Forbes Advisor- An IPO is an initial public offering. In an IPO, a privately owned company lists its shares on a stock exchange, making them available for purchase by the general public.
Many people think of IPOs as big money-making opportunities—high-profile companies grab headlines with huge share price gains when they go public. But while they’re undeniably trendy, you need to understand that IPOs are very risky investments, delivering inconsistent returns over the longer term.
How Does an IPO Work?
Going public is a challenging, time-consuming process that’s difficult for most companies to navigate alone. A private company planning an IPO needs not only to prepare itself for an exponential increase in public scrutiny, but it also has to file a ton of paperwork and financial disclosures to meet the requirements of the Securities and Exchange Commission (SEC), which oversees public companies.
That’s why a private company that plans to go public hires an underwriter, usually an investment bank, to consult on the IPO and help it set an initial price for the offering. Underwriters help management prepare for an IPO, creating key documents for investors and scheduling meetings with potential investors, called roadshows.
“The underwriter puts together a syndicate of investment banking firms to ensure widespread distribution of the new IPO shares,” says Robert R. Johnson, Ph.D., chartered financial analyst (CFA) and professor of finance at the Heider College of Business at Creighton University. “Each investment banking firm in the syndicate will be responsible for distributing a portion of the shares.”
Once the company and its advisors have set an initial price for the IPO, the underwriter issues shares to investors and the company’s stock begins trading on a public stock exchange, like the New York Stock Exchange (NYSE) or the Nasdaq.
Why Do an IPO?
An IPO may be the first time the general public can buy shares in a company, but it’s important to understand that one of the purposes of an initial public offering is to let early investors in the company cash out their investments.
Think of an IPO as the end of one stage in a company’s life-cycle and the beginning of another—many of the original investors want to sell their stakes in a new venture or a start-up. Alternatively, investors in more established private companies that are going public also may want the opportunity to sell some or all of their shares
“The reality is that there’s a friends and family round, and there are some angel investors who came in first,” says Matt Chancey, a certified financial planner (CFP) in Tampa, Fla. “There’s a lot of private money—like Shark Tank-type money—that goes into a company before ultimately those companies go public.”
There are other reasons for a company to pursue an IPO, such as raising capital or boosting a company’s public profile:
- Companies can raise additional capital by selling shares to the public. The proceeds may be used to expand the business, fund research and development or pay off debt.
- Other avenues for raising capital, via venture capitalists, private investors or bank loans, may be too expensive.
- Going public in an IPO can provide companies with a huge amount of publicity.

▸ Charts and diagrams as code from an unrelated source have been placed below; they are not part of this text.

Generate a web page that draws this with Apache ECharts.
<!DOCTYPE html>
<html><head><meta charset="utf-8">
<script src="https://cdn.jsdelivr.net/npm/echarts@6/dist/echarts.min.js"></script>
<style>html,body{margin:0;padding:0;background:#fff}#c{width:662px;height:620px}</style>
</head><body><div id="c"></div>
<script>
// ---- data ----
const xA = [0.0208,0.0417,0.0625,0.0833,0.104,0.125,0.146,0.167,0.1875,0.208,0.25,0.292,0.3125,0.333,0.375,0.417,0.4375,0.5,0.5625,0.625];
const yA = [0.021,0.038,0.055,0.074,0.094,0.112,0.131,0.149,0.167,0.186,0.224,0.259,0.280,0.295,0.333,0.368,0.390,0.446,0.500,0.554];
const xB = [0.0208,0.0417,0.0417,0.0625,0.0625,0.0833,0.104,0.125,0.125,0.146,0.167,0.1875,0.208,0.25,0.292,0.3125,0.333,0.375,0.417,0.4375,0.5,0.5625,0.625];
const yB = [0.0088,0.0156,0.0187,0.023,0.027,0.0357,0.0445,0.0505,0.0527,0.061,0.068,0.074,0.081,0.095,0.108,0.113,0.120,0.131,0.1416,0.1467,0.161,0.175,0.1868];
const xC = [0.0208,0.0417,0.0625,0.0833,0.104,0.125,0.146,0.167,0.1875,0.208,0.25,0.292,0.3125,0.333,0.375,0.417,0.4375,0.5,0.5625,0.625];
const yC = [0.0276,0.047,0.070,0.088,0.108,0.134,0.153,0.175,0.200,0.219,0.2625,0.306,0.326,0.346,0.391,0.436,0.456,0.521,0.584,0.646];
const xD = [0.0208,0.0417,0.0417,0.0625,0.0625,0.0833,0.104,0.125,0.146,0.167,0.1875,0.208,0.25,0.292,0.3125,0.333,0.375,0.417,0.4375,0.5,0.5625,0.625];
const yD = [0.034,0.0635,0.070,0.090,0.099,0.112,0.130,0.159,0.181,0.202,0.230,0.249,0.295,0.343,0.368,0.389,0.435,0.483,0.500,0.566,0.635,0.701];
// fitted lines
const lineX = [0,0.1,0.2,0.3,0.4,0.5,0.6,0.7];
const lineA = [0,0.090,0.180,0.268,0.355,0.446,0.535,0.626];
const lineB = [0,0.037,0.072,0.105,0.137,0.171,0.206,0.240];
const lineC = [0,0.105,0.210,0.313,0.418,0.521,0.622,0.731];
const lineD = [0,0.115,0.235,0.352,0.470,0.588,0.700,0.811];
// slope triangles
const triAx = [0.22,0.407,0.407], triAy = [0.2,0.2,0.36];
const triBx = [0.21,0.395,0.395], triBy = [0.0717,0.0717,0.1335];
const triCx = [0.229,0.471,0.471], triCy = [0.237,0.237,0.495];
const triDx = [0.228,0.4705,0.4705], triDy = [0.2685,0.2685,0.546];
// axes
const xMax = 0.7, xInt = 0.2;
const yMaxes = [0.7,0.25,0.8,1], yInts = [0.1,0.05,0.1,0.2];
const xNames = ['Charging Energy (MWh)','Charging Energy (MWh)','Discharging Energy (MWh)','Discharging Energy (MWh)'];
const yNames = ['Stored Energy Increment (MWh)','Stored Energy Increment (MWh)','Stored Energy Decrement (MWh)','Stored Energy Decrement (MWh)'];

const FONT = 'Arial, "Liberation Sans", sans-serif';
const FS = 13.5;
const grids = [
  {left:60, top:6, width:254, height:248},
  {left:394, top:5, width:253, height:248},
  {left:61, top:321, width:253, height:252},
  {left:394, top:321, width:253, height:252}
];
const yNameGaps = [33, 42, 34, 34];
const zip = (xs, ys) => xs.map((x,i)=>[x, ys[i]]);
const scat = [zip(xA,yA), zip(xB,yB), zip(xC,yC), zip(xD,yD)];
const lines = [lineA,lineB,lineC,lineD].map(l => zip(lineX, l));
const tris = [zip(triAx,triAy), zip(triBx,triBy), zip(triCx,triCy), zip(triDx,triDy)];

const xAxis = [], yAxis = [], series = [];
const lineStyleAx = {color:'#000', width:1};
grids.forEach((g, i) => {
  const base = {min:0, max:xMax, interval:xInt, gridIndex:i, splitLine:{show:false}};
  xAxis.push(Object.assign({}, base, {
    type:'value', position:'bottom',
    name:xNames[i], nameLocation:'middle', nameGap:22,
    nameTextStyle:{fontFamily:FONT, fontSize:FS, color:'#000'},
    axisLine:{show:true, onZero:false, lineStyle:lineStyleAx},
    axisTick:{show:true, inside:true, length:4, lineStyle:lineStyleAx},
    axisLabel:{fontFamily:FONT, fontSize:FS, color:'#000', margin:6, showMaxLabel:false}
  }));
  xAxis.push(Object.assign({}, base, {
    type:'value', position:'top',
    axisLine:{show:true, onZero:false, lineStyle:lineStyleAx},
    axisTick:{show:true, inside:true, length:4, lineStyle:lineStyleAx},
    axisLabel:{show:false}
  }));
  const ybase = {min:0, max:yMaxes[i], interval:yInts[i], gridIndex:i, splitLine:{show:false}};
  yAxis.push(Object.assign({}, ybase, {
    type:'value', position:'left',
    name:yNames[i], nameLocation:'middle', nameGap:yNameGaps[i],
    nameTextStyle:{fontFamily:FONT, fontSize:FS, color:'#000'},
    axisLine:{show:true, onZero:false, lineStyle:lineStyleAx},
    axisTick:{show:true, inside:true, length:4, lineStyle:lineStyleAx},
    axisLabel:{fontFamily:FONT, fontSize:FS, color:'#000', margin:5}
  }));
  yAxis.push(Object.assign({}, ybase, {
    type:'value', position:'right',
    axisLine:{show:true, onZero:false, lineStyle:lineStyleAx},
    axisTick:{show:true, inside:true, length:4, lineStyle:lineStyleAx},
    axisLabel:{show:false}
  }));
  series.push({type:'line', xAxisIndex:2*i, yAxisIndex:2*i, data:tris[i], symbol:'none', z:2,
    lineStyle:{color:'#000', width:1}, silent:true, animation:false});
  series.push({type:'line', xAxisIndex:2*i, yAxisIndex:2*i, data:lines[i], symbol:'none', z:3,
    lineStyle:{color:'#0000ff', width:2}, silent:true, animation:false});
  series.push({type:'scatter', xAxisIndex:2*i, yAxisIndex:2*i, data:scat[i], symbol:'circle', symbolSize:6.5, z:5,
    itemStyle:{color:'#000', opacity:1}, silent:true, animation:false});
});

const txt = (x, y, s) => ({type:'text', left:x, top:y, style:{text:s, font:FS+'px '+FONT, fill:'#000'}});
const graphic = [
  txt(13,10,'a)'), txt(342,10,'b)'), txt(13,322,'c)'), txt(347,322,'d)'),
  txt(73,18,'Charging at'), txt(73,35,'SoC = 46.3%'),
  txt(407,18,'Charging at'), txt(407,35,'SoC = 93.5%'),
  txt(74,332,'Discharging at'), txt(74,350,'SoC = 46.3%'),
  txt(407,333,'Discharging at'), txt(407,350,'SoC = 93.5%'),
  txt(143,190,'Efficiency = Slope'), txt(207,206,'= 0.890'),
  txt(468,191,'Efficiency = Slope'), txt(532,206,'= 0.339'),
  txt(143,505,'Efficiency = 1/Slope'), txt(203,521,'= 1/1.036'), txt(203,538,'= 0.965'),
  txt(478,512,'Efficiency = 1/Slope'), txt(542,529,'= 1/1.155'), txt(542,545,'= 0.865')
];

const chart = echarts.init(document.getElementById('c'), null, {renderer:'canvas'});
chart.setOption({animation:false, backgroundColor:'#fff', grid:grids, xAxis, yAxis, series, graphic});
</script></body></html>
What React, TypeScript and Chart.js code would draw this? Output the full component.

- Companies may want the standing and gravitas that often come with being a public company, which may also help them secure better terms from lenders.
While going public might make it easier or cheaper for a company to raise capital, it complicates plenty of other matters. There are disclosure requirements, such as filing quarterly and annual financial reports. They must answer to shareholders, and there are reporting requirements for things like stock trading by senior executives or other moves, like selling assets or considering acquisitions.